A cherished 19th- century picture at the heart of Newport's art collection has been snapped up by a London dealer after the city's council failed to top a £16,500 bid.

Ironically, it was Newport's pioneering research into the work of James Flewett Mullock that may have increased its value on the open market and put it beyond the city's reach.

"This is definitely one that slipped through our fingers," Roger Cucksey, the city's keeper of art, said.

"It is an extremely important painting and central to Newport's history, but there just wasn't the money there to top the winning bid.

"There is an arrangement in Wales by which the National Library of Wales continued bidding, but even they had to drop out at £13,000.

"The man who bought the painting is a dealer with an interest in this period. There is a great appetite for work of this kind, especially in America."

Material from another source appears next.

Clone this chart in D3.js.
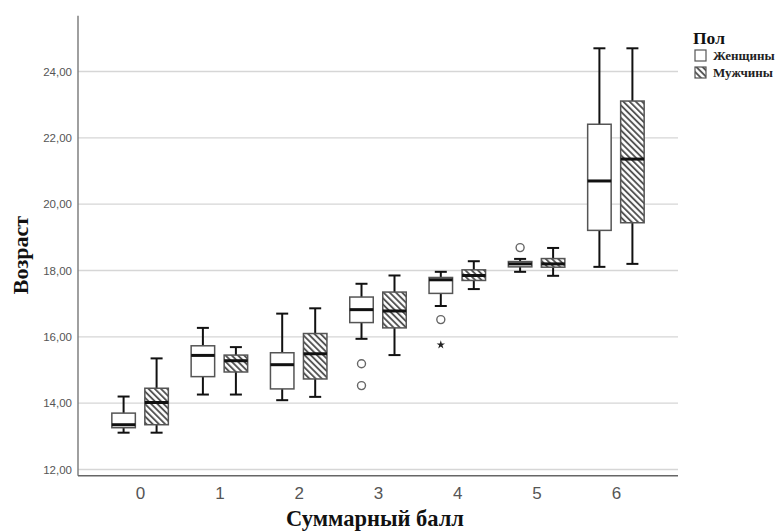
<!DOCTYPE html>
<html><head><meta charset="utf-8">
<script src="https://cdn.jsdelivr.net/npm/d3@7"></script>
<style>body{margin:0;background:#fff}</style>
</head><body>
<script>
const categories = ["0","1","2","3","4","5","6"];
const seriesNames = ["Женщины","Мужчины"];
const yTicks = [12,14,16,18,20,22,24];

const womenLow  = [13.11, 14.26, 14.09, 15.94, 16.93, 17.96, 18.11];
const womenQ1   = [13.26, 14.80, 14.43, 16.43, 17.31, 18.11, 19.21];
const womenMed  = [13.35, 15.44, 15.16, 16.82, 17.72, 18.20, 20.70];
const womenQ3   = [13.70, 15.73, 15.52, 17.20, 17.79, 18.27, 22.41];
const womenHigh = [14.20, 16.27, 16.70, 17.60, 17.96, 18.35, 24.70];

const menLow  = [13.11, 14.26, 14.19, 15.45, 17.44, 17.84, 18.20];
const menQ1   = [13.35, 14.94, 14.73, 16.27, 17.70, 18.10, 19.44];
const menMed  = [14.02, 15.28, 15.49, 16.78, 17.85, 18.20, 21.36];
const menQ3   = [14.45, 15.45, 16.10, 17.35, 18.02, 18.36, 23.11];
const menHigh = [15.35, 15.69, 16.86, 17.85, 18.28, 18.68, 24.70];

const outlierCat   = ["3", "3", "4", "4", "5"];
const outlierVal   = [15.19, 14.53, 16.52, 15.76, 18.69];
const outlierKind  = ["circle", "circle", "circle", "star", "circle"];
const outlierSeries= [0, 0, 0, 0, 0];

const W = 775, H = 532;
const svg = d3.select("body").append("svg").attr("width", W).attr("height", H);

const defs = svg.append("defs");
const pat = defs.append("pattern").attr("id","hatch").attr("patternUnits","userSpaceOnUse")
  .attr("width",4.4).attr("height",4.4).attr("patternTransform","rotate(-45)");
pat.append("rect").attr("width",4.4).attr("height",4.4).attr("fill","#fff");
pat.append("line").attr("x1",1).attr("y1",0).attr("x2",1).attr("y2",4.4)
  .attr("stroke","#4a4a4a").attr("stroke-width",1.8);

const x0 = 78, x1 = 678, yTop = 15.8, yBot = 475.8;
const x = d3.scalePoint().domain(categories).range([x0, x1]).padding(0.783);
const y = d3.scaleLinear().domain([11.81, 25.68]).range([yBot, yTop]);
const off = d3.scalePoint().domain(seriesNames).range([-16.5, 16.5]);
const boxW = 23.5, capW = 12;

// grid
svg.append("g").selectAll("line").data(yTicks).join("line")
  .attr("x1", x0).attr("x2", x1).attr("y1", d=>y(d)).attr("y2", d=>y(d))
  .attr("stroke","#d6d6d6").attr("stroke-width",1.3);

// y axis
const yAxis = d3.axisLeft(y).tickValues(yTicks).tickSize(0).tickPadding(6)
  .tickFormat(d => d3.format(".2f")(d).replace(".", ","));
const gy = svg.append("g").attr("transform",`translate(${x0},0)`).call(yAxis);
gy.select(".domain").remove();
gy.selectAll("text").attr("font-family","Liberation Sans, Arial, sans-serif")
  .attr("font-size",11.5).attr("fill","#555");

// x axis
const xAxis = d3.axisBottom(x).tickSize(0).tickPadding(11);
const gx = svg.append("g").attr("transform",`translate(0,${yBot})`).call(xAxis);
gx.select(".domain").remove();
gx.selectAll("text").attr("font-family","Liberation Sans, Arial, sans-serif")
  .attr("font-size",17).attr("fill","#555");

svg.append("line").attr("x1",x0).attr("x2",x0).attr("y1",yTop).attr("y2",yBot)
  .attr("stroke","#777").attr("stroke-width",1.4);
svg.append("line").attr("x1",x0).attr("x2",x1).attr("y1",yBot).attr("y2",yBot)
  .attr("stroke","#666").attr("stroke-width",1.4);

// boxes
const boxes = [];
categories.forEach((c,i) => {
  boxes.push({c, s: seriesNames[0], lo: womenLow[i], q1: womenQ1[i], med: womenMed[i], q3: womenQ3[i], hi: womenHigh[i]});
  boxes.push({c, s: seriesNames[1], lo: menLow[i], q1: menQ1[i], med: menMed[i], q3: menQ3[i], hi: menHigh[i]});
});
const g = svg.append("g");
const bg = g.selectAll("g.box").data(boxes).join("g").attr("class","box")
  .attr("transform", d => `translate(${x(d.c)+off(d.s)},0)`);
bg.append("line").attr("x1",0).attr("x2",0).attr("y1",d=>y(d.hi)).attr("y2",d=>y(d.lo))
  .attr("stroke","#111").attr("stroke-width",2);
bg.append("line").attr("x1",-capW/2).attr("x2",capW/2).attr("y1",d=>y(d.hi)).attr("y2",d=>y(d.hi))
  .attr("stroke","#111").attr("stroke-width",2);
bg.append("line").attr("x1",-capW/2).attr("x2",capW/2).attr("y1",d=>y(d.lo)).attr("y2",d=>y(d.lo))
  .attr("stroke","#111").attr("stroke-width",2);
bg.append("rect").attr("x",-boxW/2).attr("width",boxW)
  .attr("y",d=>y(d.q3)).attr("height",d=>Math.max(1,y(d.q1)-y(d.q3)))
  .attr("fill", d => d.s === seriesNames[0] ? "#fff" : "url(#hatch)")
  .attr("stroke","#555").attr("stroke-width",1.5);
bg.append("line").attr("x1",-boxW/2).attr("x2",boxW/2).attr("y1",d=>y(d.med)).attr("y2",d=>y(d.med))
  .attr("stroke","#111").attr("stroke-width",3);

// outliers
const outs = outlierCat.map((c,i)=>({c, v: outlierVal[i], k: outlierKind[i], s: seriesNames[outlierSeries[i]]}));
g.selectAll("circle.out").data(outs.filter(d=>d.k==="circle")).join("circle").attr("class","out")
  .attr("cx", d=>x(d.c)+off(d.s)).attr("cy", d=>y(d.v)).attr("r",4)
  .attr("fill","#fff").attr("stroke","#666").attr("stroke-width",1.4);
g.selectAll("path.star").data(outs.filter(d=>d.k==="star")).join("path").attr("class","star")
  .attr("transform", d=>`translate(${x(d.c)+off(d.s)},${y(d.v)})`)
  .attr("d", d3.symbol(d3.symbolStar, 22)).attr("fill","#222");

// axis titles
svg.append("text").attr("x", 375).attr("y", 526).attr("text-anchor","middle")
  .attr("font-family","Liberation Serif, Times New Roman, serif").attr("font-weight","bold")
  .attr("font-size",22.5).attr("fill","#111").text("Суммарный балл");
svg.append("text").attr("transform","translate(27.5,255) rotate(-90)").attr("text-anchor","middle")
  .attr("font-family","Liberation Serif, Times New Roman, serif").attr("font-weight","bold")
  .attr("font-size",22).attr("fill","#111").text("Возраст");

// legend
const lg = svg.append("g");
lg.append("text").attr("x",693).attr("y",44)
  .attr("font-family","Liberation Serif, Times New Roman, serif").attr("font-weight","bold")
  .attr("font-size",17.5).attr("fill","#111").text("Пол");
const li = lg.selectAll("g.item").data(seriesNames).join("g").attr("class","item")
  .attr("transform",(d,i)=>`translate(695,${50 + i*17})`);
li.append("rect").attr("width",11).attr("height",11)
  .attr("fill", (d,i)=> i===0 ? "#fff" : "url(#hatch)").attr("stroke","#555").attr("stroke-width",1.2);
li.append("text").attr("x",18).attr("y",10)
  .attr("font-family","Liberation Serif, Times New Roman, serif").attr("font-weight","bold")
  .attr("font-size",13).attr("fill","#222").text(d=>d);
</script>
</body></html>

Sir Charles Morgan at the Castleton Ploughing Match, an oil painting completed in 1845, was important not only as a picture in its own right, but as a record of Gwent in the mid-19th century, Mr Cucksey said.

"In 1982, when we became very interested in Mullock as a local artist, we made contact with Dr Roderick Howell, in Swansea, the owner of the picture, who loaned it to us.

"You could tell the quality of the work the moment you saw it. It was quite stunning.

"When Dr Howell died I was authorised to make a bid, but we were never really in the running.

"Mullock is extremely important in Gwent history as a painter who recorded local events and scenes just before the widespread introduction of photography. Mullock's picture of the Chartist attack on the Westgate Hotel in 1839, for example, is almost certainly an on-the-spot record.

"The composition of the ploughing picture is excellent, giving us a fine depiction of the landscape and of Lord Tredegar, as well as being a record of the animals and ploughing techniques."

An exhibition of Mullock's work was put on at Newport's art gallery in the 1990s. A book by John Wilson issued at the same time, and which is still in print and for sale at the museum, has a foreword by Mr Cucksey.

He said: "We put Mullock on the map and now we are victims of our own success. In 160 years this is probably the first time the painting has been out of Wales.

"I would have loved to have acquired it, but that's the way the market goes."